THE REQUEST:
Leave the pictures out and copy exactly the lines from the line containing "Emit a Python" to the line containing "2.5, 2.75, 3.0, 3.25, 3.5, 3.75, 4.0, 4.25, 4.5, 4.75, 5.0]", both lines included.

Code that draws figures
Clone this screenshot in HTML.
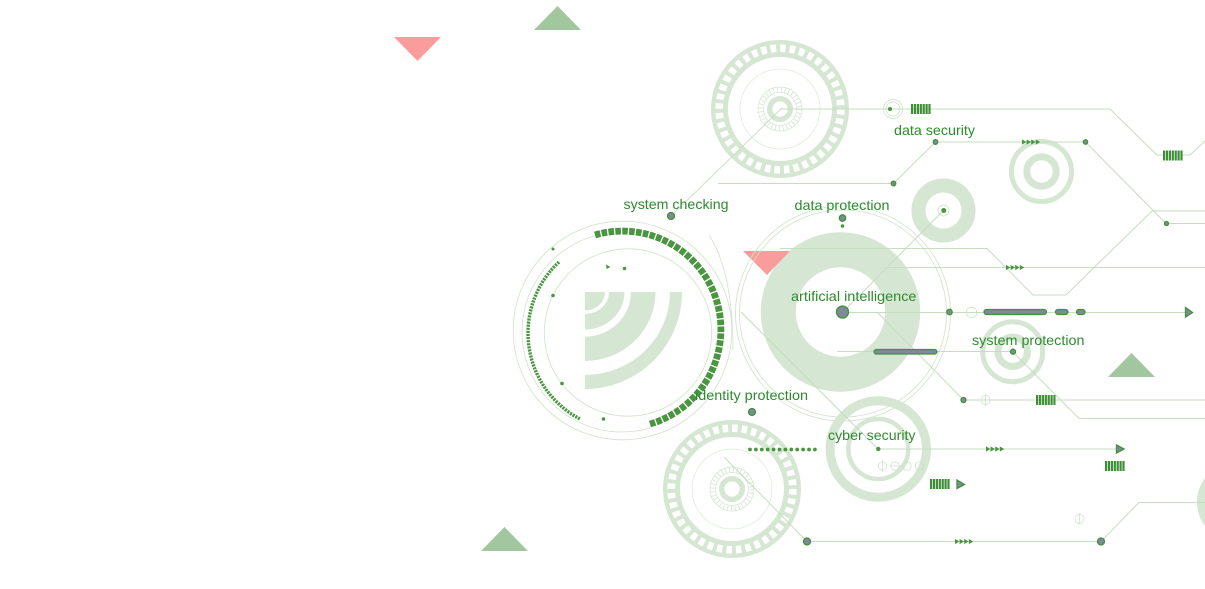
<!DOCTYPE html>
<html lang="en">
<head>
<meta charset="utf-8">
<title>Technology network illustration</title>
<style>
html,body{margin:0;padding:0;background:#fff;width:1205px;height:589px;overflow:hidden}
svg{display:block}
.l{fill:none;stroke:#c5debf;stroke-width:1}
.d{fill:none;stroke:#cfe3cb;stroke-width:.8}
.t{fill:none;stroke:#c9dfc5;stroke-width:.7}
.r{fill:none;stroke:#d5e6d2}
.n{fill:#7d8b98;stroke:#43903a;stroke-width:1.3}
.g{fill:#4a9640}
.b{fill:none;stroke:#3f8f37;stroke-width:10;stroke-dasharray:2.2 .7}
.p{fill:#7d8b98;stroke:#43903a;stroke-width:1.2}
text{font-family:"Liberation Sans",sans-serif;font-size:14px;fill:#2e8a2e}
</style>
</head>
<body>
<svg width="1205" height="589" viewBox="0 0 1205 589" xmlns="http://www.w3.org/2000/svg">
<defs>
<g id="arrows">
<polygon points="0,-2.6 4.4,0 0,2.6"/><polygon points="4.6,-2.6 9,0 4.6,2.6"/><polygon points="9.2,-2.6 13.6,0 9.2,2.6"/><polygon points="13.8,-2.6 18.2,0 13.8,2.6"/>
</g>
<g id="gear">
<circle r="60.5" class="r" stroke-width="17"/>
<circle r="60.8" fill="none" stroke="#fff" stroke-width="7.6" stroke-dasharray="5.6 3.95"/>
<circle r="40" fill="none" stroke="#dfecdc" stroke-width=".8"/>
<circle r="22" fill="none" stroke="#d5e6d2" stroke-width=".7"/>
<circle r="16.5" fill="none" stroke="#d5e6d2" stroke-width=".7"/>
<circle r="19.2" fill="none" stroke="#d5e6d2" stroke-width="5.5" stroke-dasharray=".8 3"/>
<circle r="10.3" class="r" stroke-width="5.4"/>
</g>
</defs>

<polygon points="394,37 441,37 417.5,61" fill="#fb9c9c"/>
<polygon points="557.5,6 534,30 581,30" fill="#a2c69d"/>
<polygon points="1131.5,353 1108,377 1155,377" fill="#a2c69d"/>
<polygon points="504.5,527 481,551 528,551" fill="#a2c69d"/>

<use href="#gear" x="780" y="109"/>
<use href="#gear" x="732" y="489"/>

<circle cx="840.5" cy="312" r="62.2" class="r" stroke-width="35"/>
<polygon points="743,251 790,251 767,275" fill="#fb9c9c"/>
<circle cx="843" cy="313.5" r="107.5" class="d"/>
<circle cx="843" cy="313.5" r="103.5" class="d"/>
<circle cx="943.5" cy="210.5" r="25" class="r" stroke-width="14"/>

<g>
<circle cx="1041.5" cy="171.5" r="30" class="r" stroke-width="5"/>
<circle cx="1041.5" cy="171.5" r="14.7" class="r" stroke-width="7"/>
</g>
<g>
<circle cx="1012.7" cy="351.7" r="30" class="r" stroke-width="5"/>
<circle cx="1012.7" cy="351.7" r="14.7" class="r" stroke-width="7"/>
</g>
<g>
<circle cx="878.3" cy="449" r="48.2" class="r" stroke-width="9"/>
<circle cx="878.3" cy="449" r="30" class="r" stroke-width="4.5"/>
</g>
<circle cx="1237" cy="502" r="33" class="r" stroke-width="14"/>

<g fill="#d5e6d2">
<path d="M585 292H605A20 18.5 0 0 1 585 310.5Z"/>
<path d="M585 292H609A24 0 0 0 0 609 292H624.5A39.5 37.5 0 0 1 585 329.5V314A24 22 0 0 0 609 292Z"/>
<path d="M585 336.7A46 45 0 0 0 631 292H655.5A70.5 69 0 0 1 585 361Z"/>
<path d="M585 375A85 83 0 0 0 670 292H682A97 97 0 0 1 585 389Z"/>
</g>

<g>
<circle cx="622.5" cy="330.5" r="109.3" class="d"/>
<circle cx="628" cy="332.5" r="83.7" class="d"/>
<path d="M594 236A100 100 0 0 0 650 428" class="d"/>
<path d="M709 235Q733 272 733 350" class="d"/>
<path d="M595 235A95.5 95.5 0 1 1 650 424" fill="none" stroke="#4a9640" stroke-width="6.8" stroke-dasharray="5.6 1.3"/>
<path d="M559 262A97 97 0 0 0 580 419" fill="none" stroke="#4a9640" stroke-width="3.4" stroke-dasharray="2.1 1"/>
<circle cx="553" cy="249" r="1.5" class="g"/>
<circle cx="624.5" cy="268.5" r="1.8" class="g"/>
<polygon points="606,264.5 610.5,267 606.5,269" class="g"/>
<circle cx="553" cy="295.5" r="1.8" class="g"/>
<circle cx="562" cy="383.5" r="1.8" class="g"/>
<circle cx="603.5" cy="419" r="1.8" class="g"/>
</g>

<g>
<path class="l" d="M780 109H1110L1157 155H1163"/>
<path class="l" d="M1182 155H1190L1205 141"/>
<path class="l" stroke-opacity=".9" d="M782 108L671 216"/>
<path class="l" d="M718 183.5H893.5L935.5 142H1085.5L1166 223.5H1205"/>
<path class="l" d="M1205 211H1152L1066 295H1033L987 248.5H780"/>
<path class="l" d="M885 267.5H1205"/>
<path class="l" d="M843 312L943.5 210.5"/>
<path class="l" d="M843 312.5H1186"/>
<path class="l" d="M837 351.5H1013"/>
<path class="l" d="M1013 352L1079 418.5H1205"/>
<path class="l" d="M877 312L963.5 400H1205"/>
<path class="l" d="M741 312L878 449"/>
<path class="l" d="M878 449H1117"/>
<path class="l" d="M724 457L807 541.5H1101L1139 502.5H1205"/>
</g>

<g class="g">
<use href="#arrows" x="1022" y="142"/>
<use href="#arrows" x="1006" y="267.5"/>
<use href="#arrows" x="986" y="449"/>
<use href="#arrows" x="955" y="541.5"/>
</g>

<path class="b" d="M911 109H931"/>
<path class="b" d="M1163 155.5H1183"/>
<path class="b" d="M1036 400H1055.5"/>
<path class="b" d="M1105 466H1125"/>
<path class="b" d="M930 484H950"/>

<g>
<rect class="p" x="984" y="309.5" width="62.5" height="5" rx="2.5"/>
<rect class="p" x="1055.5" y="309.5" width="12.5" height="5" rx="2.5"/>
<rect class="p" x="1076.5" y="309.5" width="8.5" height="5" rx="2.5"/>
<rect class="p" x="874" y="349.5" width="63" height="4.5" rx="2.2"/>
</g>

<g>
<polygon class="n" points="1185.5,307.5 1192.5,312.5 1185.5,317"/>
<polygon class="n" points="1116.5,445 1124,449 1116.5,453"/>
<polygon class="n" points="957,480 964.5,484.5 957,488.5"/>
</g>

<g>
<circle class="t" cx="893" cy="109" r="9.5"/>
<circle class="t" cx="893" cy="109" r="7"/>
<circle class="t" cx="971.5" cy="312.5" r="5.3"/>
<circle class="t" cx="985.5" cy="400" r="4.5"/>
<path class="t" d="M985.5 393.5V406.5M979 400H992"/>
<circle class="t" cx="882.5" cy="466" r="4.2"/>
<path class="t" d="M882.5 460V472"/>
<circle class="t" cx="895" cy="466" r="4.2"/>
<path class="t" d="M889.5 466H901"/>
<circle class="t" cx="907" cy="466" r="4.2"/>
<circle class="t" cx="919.5" cy="466" r="4.2"/>
<circle class="t" cx="1079.5" cy="519" r="4.5"/>
<path class="t" d="M1079.5 513.5V524.5"/>
<circle class="t" cx="943.5" cy="210.5" r="5.5"/>
</g>

<path d="M750 449.5H816" fill="none" stroke="#4a9640" stroke-width="3.8" stroke-linecap="round" stroke-dasharray="0 5.9"/>

<g>
<circle class="n" cx="671" cy="216" r="3.5"/>
<circle class="n" cx="842.5" cy="218" r="3.2"/>
<circle class="g" cx="842.5" cy="226" r="1.8"/>
<circle class="n" cx="752" cy="412" r="3.5"/>
<circle class="n" cx="842.5" cy="312" r="6"/>
<circle class="n" cx="949.5" cy="312" r="2.7"/>
<circle class="n" cx="1013" cy="351.7" r="2.5"/>
<circle class="n" cx="963.5" cy="400" r="2.5"/>
<circle class="n" cx="807" cy="541.5" r="3.5"/>
<circle class="n" cx="1101" cy="541.5" r="3.5"/>
<circle class="n" cx="893.5" cy="183.5" r="2.3"/>
<circle class="n" cx="935.5" cy="142" r="2.3"/>
<circle class="n" cx="1085.5" cy="142" r="2.2"/>
<circle class="n" cx="1166.5" cy="223.5" r="2"/>
<circle class="g" cx="890" cy="109" r="2"/>
<circle class="g" cx="943.8" cy="210.5" r="2.5"/>
<circle class="g" cx="878.3" cy="449" r="2.2"/>
</g>

<text x="894" y="135" textLength="81" lengthAdjust="spacingAndGlyphs">data security</text>
<text x="623.5" y="209" textLength="105" lengthAdjust="spacingAndGlyphs">system checking</text>
<text x="794.5" y="210" textLength="95" lengthAdjust="spacingAndGlyphs">data protection</text>
<text x="791" y="301" textLength="125.5" lengthAdjust="spacingAndGlyphs">artificial intelligence</text>
<text x="972" y="345" textLength="112.5" lengthAdjust="spacingAndGlyphs">system protection</text>
<text x="695" y="400" textLength="113" lengthAdjust="spacingAndGlyphs">identity protection</text>
<text x="828" y="440" textLength="87.5" lengthAdjust="spacingAndGlyphs">cyber security</text>
</svg>
</body>
</html>
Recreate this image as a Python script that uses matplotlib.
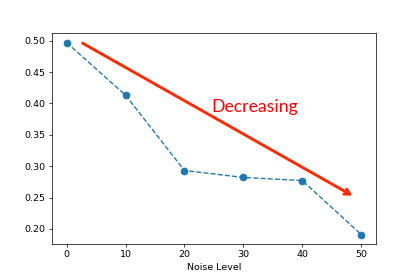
import matplotlib
matplotlib.use('Agg')
import matplotlib.pyplot as plt

# datos
noise_level = [0, 10, 20, 30, 40, 50]
valores = [0.497, 0.413, 0.293, 0.282, 0.277, 0.191]

# flecha de tendencia (inicio y fin en coordenadas de datos)
flecha_inicio = (2.7, 0.496)
flecha_fin = (48.5, 0.253)
texto = 'Decreasing'
texto_pos = (24.6, 0.3865)

plt.rcParams['font.size'] = 10.5

dpi = 65
fig = plt.figure(figsize=(415 / dpi, 279 / dpi), dpi=dpi)
ax = fig.add_axes([0.125, 0.125, 0.781, 0.757])

ax.plot(noise_level, valores, 'o--', color='#1f77b4', markersize=7.5)
ax.set_xlabel('Noise Level')

ax.annotate('', xy=flecha_fin, xytext=flecha_inicio,
            arrowprops=dict(arrowstyle='->, head_length=0.55, head_width=0.3',
                            color='#ff2a00', lw=3.2, shrinkA=0, shrinkB=0))
ax.text(texto_pos[0], texto_pos[1], texto, color='red', fontsize=19.5,
        family=['Lato', 'DejaVu Sans'], va='baseline')

plt.savefig('out.png', dpi=dpi)
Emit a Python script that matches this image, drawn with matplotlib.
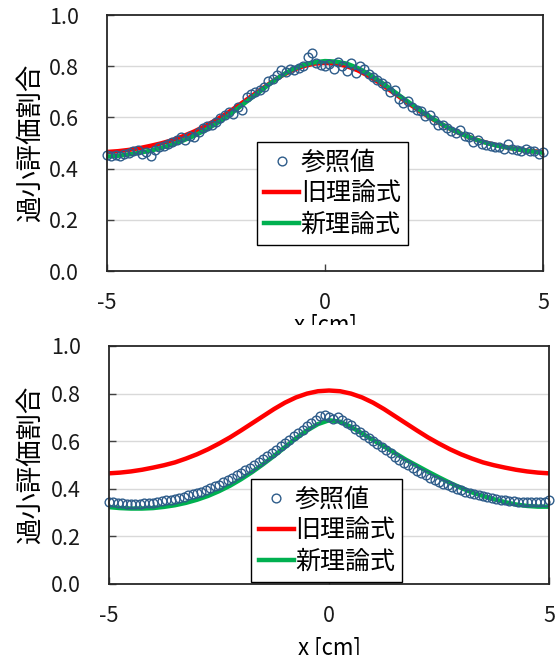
import numpy as np
import matplotlib
matplotlib.use('Agg')
import matplotlib.pyplot as plt
from matplotlib.patches import Rectangle
from matplotlib.lines import Line2D

plt.rcParams['font.family'] = ['Noto Sans CJK JP', 'DejaVu Sans']

# ---------------- data ----------------
x_theory = [-5.0, -4.75, -4.5, -4.25, -4.0, -3.75, -3.5, -3.25, -3.0, -2.75,
            -2.5, -2.25, -2.0, -1.75, -1.5, -1.25, -1.0, -0.75, -0.5, -0.25,
            0.0, 0.25, 0.5, 0.75, 1.0, 1.25, 1.5, 1.75, 2.0, 2.25,
            2.5, 2.75, 3.0, 3.25, 3.5, 3.75, 4.0, 4.25, 4.5, 4.75, 5.0]

old_theory = [0.465, 0.468, 0.473, 0.480, 0.489, 0.499, 0.511, 0.527, 0.545, 0.566,
              0.590, 0.616, 0.645, 0.675, 0.705, 0.735, 0.762, 0.784, 0.800, 0.810,
              0.813, 0.810, 0.800, 0.784, 0.762, 0.735, 0.705, 0.675, 0.645, 0.616,
              0.590, 0.566, 0.545, 0.527, 0.511, 0.499, 0.489, 0.480, 0.473, 0.468, 0.465]

new_theory_top = [0.447, 0.450, 0.455, 0.462, 0.470, 0.481, 0.494, 0.510, 0.528, 0.550,
                  0.575, 0.603, 0.635, 0.668, 0.700, 0.733, 0.763, 0.788, 0.805, 0.815,
                  0.820, 0.818, 0.810, 0.793, 0.770, 0.742, 0.712, 0.680, 0.650, 0.620,
                  0.592, 0.567, 0.545, 0.527, 0.511, 0.498, 0.488, 0.480, 0.473, 0.467, 0.462]

new_theory_bottom = [0.323, 0.319, 0.317, 0.317, 0.319, 0.324, 0.331, 0.341, 0.354, 0.370,
                     0.390, 0.413, 0.440, 0.470, 0.503, 0.538, 0.575, 0.612, 0.645, 0.672,
                     0.688, 0.682, 0.660, 0.633, 0.605, 0.578, 0.550, 0.522, 0.497, 0.472,
                     0.448, 0.425, 0.404, 0.385, 0.370, 0.356, 0.344, 0.334, 0.328, 0.325, 0.325]

ref_top = [0.452, 0.448, 0.455, 0.450, 0.458, 0.462, 0.470, 0.474, 0.458, 0.466,
           0.448, 0.472, 0.485, 0.490, 0.498, 0.504, 0.512, 0.522, 0.510, 0.528,
           0.524, 0.543, 0.558, 0.566, 0.570, 0.583, 0.598, 0.608, 0.620, 0.615,
           0.640, 0.630, 0.680, 0.692, 0.700, 0.708, 0.720, 0.742, 0.750, 0.766,
           0.785, 0.778, 0.790, 0.787, 0.794, 0.800, 0.835, 0.853, 0.812, 0.805,
           0.800, 0.808, 0.790, 0.815, 0.800, 0.780, 0.812, 0.775, 0.800, 0.790,
           0.768, 0.756, 0.748, 0.735, 0.722, 0.700, 0.707, 0.670, 0.658, 0.665,
           0.640, 0.630, 0.625, 0.606, 0.610, 0.588, 0.570, 0.572, 0.560, 0.545,
           0.538, 0.550, 0.528, 0.522, 0.505, 0.510, 0.498, 0.492, 0.490, 0.486,
           0.484, 0.476, 0.495, 0.478, 0.472, 0.470, 0.478, 0.468, 0.470, 0.458,
           0.465]

ref_bottom = [0.345, 0.343, 0.342, 0.340, 0.338, 0.337, 0.338, 0.337, 0.340, 0.342,
              0.342, 0.346, 0.348, 0.352, 0.354, 0.357, 0.362, 0.366, 0.372, 0.377,
              0.382, 0.388, 0.395, 0.402, 0.410, 0.418, 0.427, 0.436, 0.446, 0.456,
              0.466, 0.477, 0.488, 0.500, 0.512, 0.525, 0.538, 0.551, 0.565, 0.578,
              0.592, 0.606, 0.620, 0.634, 0.648, 0.662, 0.676, 0.690, 0.705, 0.712,
              0.702, 0.695, 0.700, 0.690, 0.678, 0.666, 0.652, 0.638, 0.625, 0.613,
              0.602, 0.590, 0.577, 0.563, 0.549, 0.535, 0.522, 0.510, 0.498, 0.487,
              0.476, 0.466, 0.456, 0.447, 0.438, 0.430, 0.422, 0.414, 0.407, 0.400,
              0.394, 0.388, 0.382, 0.377, 0.372, 0.368, 0.364, 0.360, 0.357, 0.354,
              0.352, 0.350, 0.348, 0.346, 0.345, 0.344, 0.343, 0.344, 0.343, 0.345,
              0.352]

x_ref_top = np.linspace(-5, 5, len(ref_top))
x_ref_bottom = np.linspace(-5, 5, len(ref_bottom))

legend_labels = ['参照値', '旧理論式', '新理論式']
y_label = '過小評価割合'
x_label = 'x [cm]'
x_ticks = [-5, 0, 5]
x_tick_labels = ['-5', '0', '5']
y_ticks = [0.0, 0.2, 0.4, 0.6, 0.8, 1.0]
y_tick_labels = ['0.0', '0.2', '0.4', '0.6', '0.8', '1.0']

# ---------------- styles ----------------
W, H = 560, 655
RED = '#FF0000'
GREEN = '#00B050'
BLUE = '#2E5C8A'
GRID = '#D9D9D9'

fig = plt.figure(figsize=(W / 100, H / 100), dpi=100)


def px_axes(left, top, right, bottom):
    return fig.add_axes([left / W, 1 - bottom / H, (right - left) / W, (bottom - top) / H])


def draw_panel(ax, ref_x, ref_y, new_y, legend_anchor):
    ax.plot(x_theory, old_theory, color=RED, lw=3.2, solid_capstyle='round', zorder=3)
    ax.plot(x_theory, new_y, color=GREEN, lw=3.2, solid_capstyle='round', zorder=3)
    ax.plot(ref_x, ref_y, ls='none', marker='o', ms=6.3, mfc='none', mec=BLUE,
            mew=1.0, zorder=4, clip_on=False)
    ax.set_xlim(-5, 5)
    ax.set_ylim(0, 1)
    ax.set_xticks(x_ticks)
    ax.set_xticklabels(x_tick_labels)
    ax.set_yticks(y_ticks)
    ax.set_yticklabels(y_tick_labels)
    for yv in y_ticks[1:-1]:
        ax.axhline(yv, color=GRID, lw=1.0, zorder=1)
    for s in ax.spines.values():
        s.set_color('#262626')
        s.set_linewidth(1.3)
        s.set_zorder(5)
    ax.tick_params(axis='both', direction='in', length=5, width=1, color='#404040',
                   labelsize=15.5, labelcolor='#1a1a1a')
    ax.tick_params(axis='y', pad=20)
    ax.tick_params(axis='x', pad=15)
    handles = [
        Line2D([], [], ls='none', marker='o', ms=6.3, mfc='none', mec=BLUE, mew=1.0),
        Line2D([], [], color=RED, lw=3.2),
        Line2D([], [], color=GREEN, lw=3.2),
    ]
    leg = ax.legend(handles, legend_labels, loc='lower left', bbox_to_anchor=legend_anchor,
                    bbox_transform=ax.transAxes, borderaxespad=0, fontsize=18,
                    handlelength=1.4, handletextpad=0.05, borderpad=0.3,
                    labelspacing=0.2, fancybox=False, framealpha=1, edgecolor='black')
    leg.get_frame().set_linewidth(1.0)
    leg.set_zorder(6)


ax1 = px_axes(107, 15, 543, 271)
draw_panel(ax1, x_ref_top, ref_top, new_theory_top, (0.344, 0.10))
ax2 = px_axes(109, 346, 549, 584)
draw_panel(ax2, x_ref_bottom, ref_bottom, new_theory_bottom, (0.323, 0.008))

# y labels
fig.text(30 / W, 1 - 143 / H, y_label, rotation=90, ha='center', va='center', fontsize=19)
fig.text(30 / W, 1 - 465 / H, y_label, rotation=90, ha='center', va='center', fontsize=19)

# x labels (partially cut off as in the reference)
fig.text(325 / W, 1 - 314 / H, x_label, ha='center', va='top', fontsize=16)
fig.text(329 / W, 1 - 637 / H, x_label, ha='center', va='top', fontsize=16)
fig.add_artist(Rectangle((250 / W, 1 - 339 / H), 150 / W, 14 / H,
                         transform=fig.transFigure, facecolor='white', edgecolor='none',
                         zorder=20))

fig.savefig('out.png', dpi=100)
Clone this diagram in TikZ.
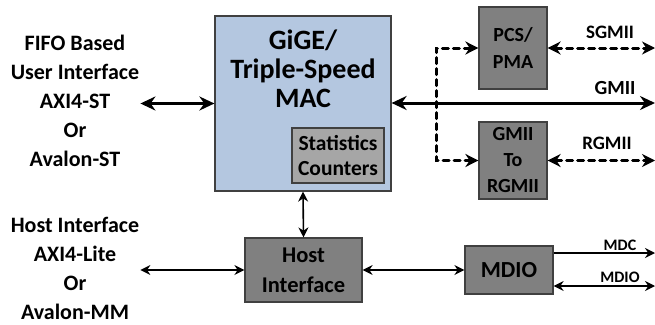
\documentclass[tikz,border=0pt]{standalone}
\usepackage{fontspec}
\setmainfont{Carlito}
\usepackage{tikz}
\usetikzlibrary{arrows.meta}
\definecolor{macblue}{RGB}{180,199,224}
\definecolor{blkgray}{RGB}{128,128,128}
\definecolor{statgray}{RGB}{166,166,166}
\definecolor{edgegray}{RGB}{64,64,64}
\tikzstyle{blk}=[draw=edgegray, line width=1.2pt, fill=blkgray, font=\bfseries, align=center, inner sep=0pt]
\tikzstyle{mac}=[blk, fill=macblue]
\tikzstyle{stat}=[blk, fill=statgray, font=\bfseries\fontsize{21.5}{25}\selectfont]
\tikzstyle{side}=[font=\bfseries\fontsize{22}{29}\selectfont, align=center, inner sep=1pt]
\tikzstyle{lbl}=[font=\bfseries\fontsize{19}{21}\selectfont, inner sep=0pt]
\tikzstyle{fat}=[line width=3pt, {Stealth[length=15pt,width=14pt]}-{Stealth[length=15pt,width=14pt]}]
\tikzstyle{thin}=[line width=1.6pt, {Stealth[length=10pt,width=10pt]}-{Stealth[length=10pt,width=10pt]}]
\tikzstyle{dots}=[line width=3pt, dash pattern=on 6pt off 5pt, line cap=round, {Stealth[length=13pt,width=13pt]}-{Stealth[length=13pt,width=13pt]}]

\begin{document}
\begin{tikzpicture}[x=1pt, y=-1pt]
  \useasboundingbox (0,0) rectangle (655,324);
  \node[mac, minimum width=176pt, minimum height=175pt] (mac) at (303,103.5) {};
  \node[font=\bfseries\fontsize{28}{29}\selectfont, align=center] (mactitle) at (303,69) {GiGE/\\Triple-Speed\\MAC};
  \node[stat, minimum width=92pt, minimum height=55pt] (stat) at (338,155.5) {Statistics\\Counters};
  \node[blk, minimum width=117pt, minimum height=64pt, font=\bfseries\fontsize{22.5}{30}\selectfont] (host) at (303.5,270) {Host\\Interface};
  \node[blk, minimum width=88pt, minimum height=48pt, font=\bfseries\fontsize{23}{26}\selectfont] (mdio) at (509,270) {MDIO};
  \node[blk, minimum width=68pt, minimum height=82pt, font=\bfseries\fontsize{20}{27}\selectfont] (pcs) at (513,48) {PCS/\\PMA};
  \node[blk, minimum width=68pt, minimum height=77pt, font=\bfseries\fontsize{20}{26}\selectfont] (conv) at (513,160.5) {GMII\\To\\RGMII};

  \node[side] (userif) at (75,101) {FIFO Based\\User Interface\\AXI4-ST\\Or\\Avalon-ST};
  \node[side] (hostif) at (75,268) {Host Interface\\AXI4-Lite\\Or\\Avalon-MM};

  \coordinate (tap) at (436,103);
  \coordinate (gmii) at (655,103);
  \coordinate (mdc) at (655,253);
  \coordinate (mdioout) at (655,286);

  \draw[fat] (userif.east |- mac.west) -- (mac.west);
  \draw[fat] (mac.east |- gmii) -- (gmii);
  \draw[thin] (mac.south) -- (host.north);
  \draw[thin] (hostif.east |- host.west) -- (host.west);
  \draw[thin] (host.east) -- (mdio.west);
  \draw[dots] (pcs.west) -- (pcs.west -| tap) -- (tap |- conv.west) -- (conv.west);
  \draw[dots] (pcs.east) -- (pcs.east -| gmii);
  \draw[dots] (conv.east) -- (conv.east -| gmii);
  \draw[line width=1.6pt, -{Stealth[length=10pt,width=10pt]}] (mdio.east |- mdc) -- (mdc);
  \draw[thin] (mdio.east |- mdioout) -- (mdioout);

  \node[lbl] (sgmiilbl) at (610,32) {SGMII};
  \node[lbl, font=\bfseries\fontsize{20}{22}\selectfont] (gmiilbl) at (615,88) {GMII};
  \node[lbl] (rgmiilbl) at (607,143) {RGMII};
  \node[lbl, font=\bfseries\fontsize{16}{18}\selectfont] (mdclbl) at (620,245) {MDC};
  \node[lbl, font=\bfseries\fontsize{16}{18}\selectfont] (mdiolbl) at (620,277) {MDIO};
\end{tikzpicture}
\end{document}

EXERCISE SOLUTION:
Emit a Python script that matches this image, drawn with matplotlib.
import numpy as np
import matplotlib
matplotlib.use('Agg')
import matplotlib.pyplot as plt
from matplotlib.patches import Rectangle
from matplotlib.lines import Line2D

plt.rcParams['font.family'] = ['Noto Sans CJK JP', 'DejaVu Sans']

# ---------------- data ----------------
x_theory = [-5.0, -4.75, -4.5, -4.25, -4.0, -3.75, -3.5, -3.25, -3.0, -2.75,
            -2.5, -2.25, -2.0, -1.75, -1.5, -1.25, -1.0, -0.75, -0.5, -0.25,
            0.0, 0.25, 0.5, 0.75, 1.0, 1.25, 1.5, 1.75, 2.0, 2.25,
            2.5, 2.75, 3.0, 3.25, 3.5, 3.75, 4.0, 4.25, 4.5, 4.75, 5.0]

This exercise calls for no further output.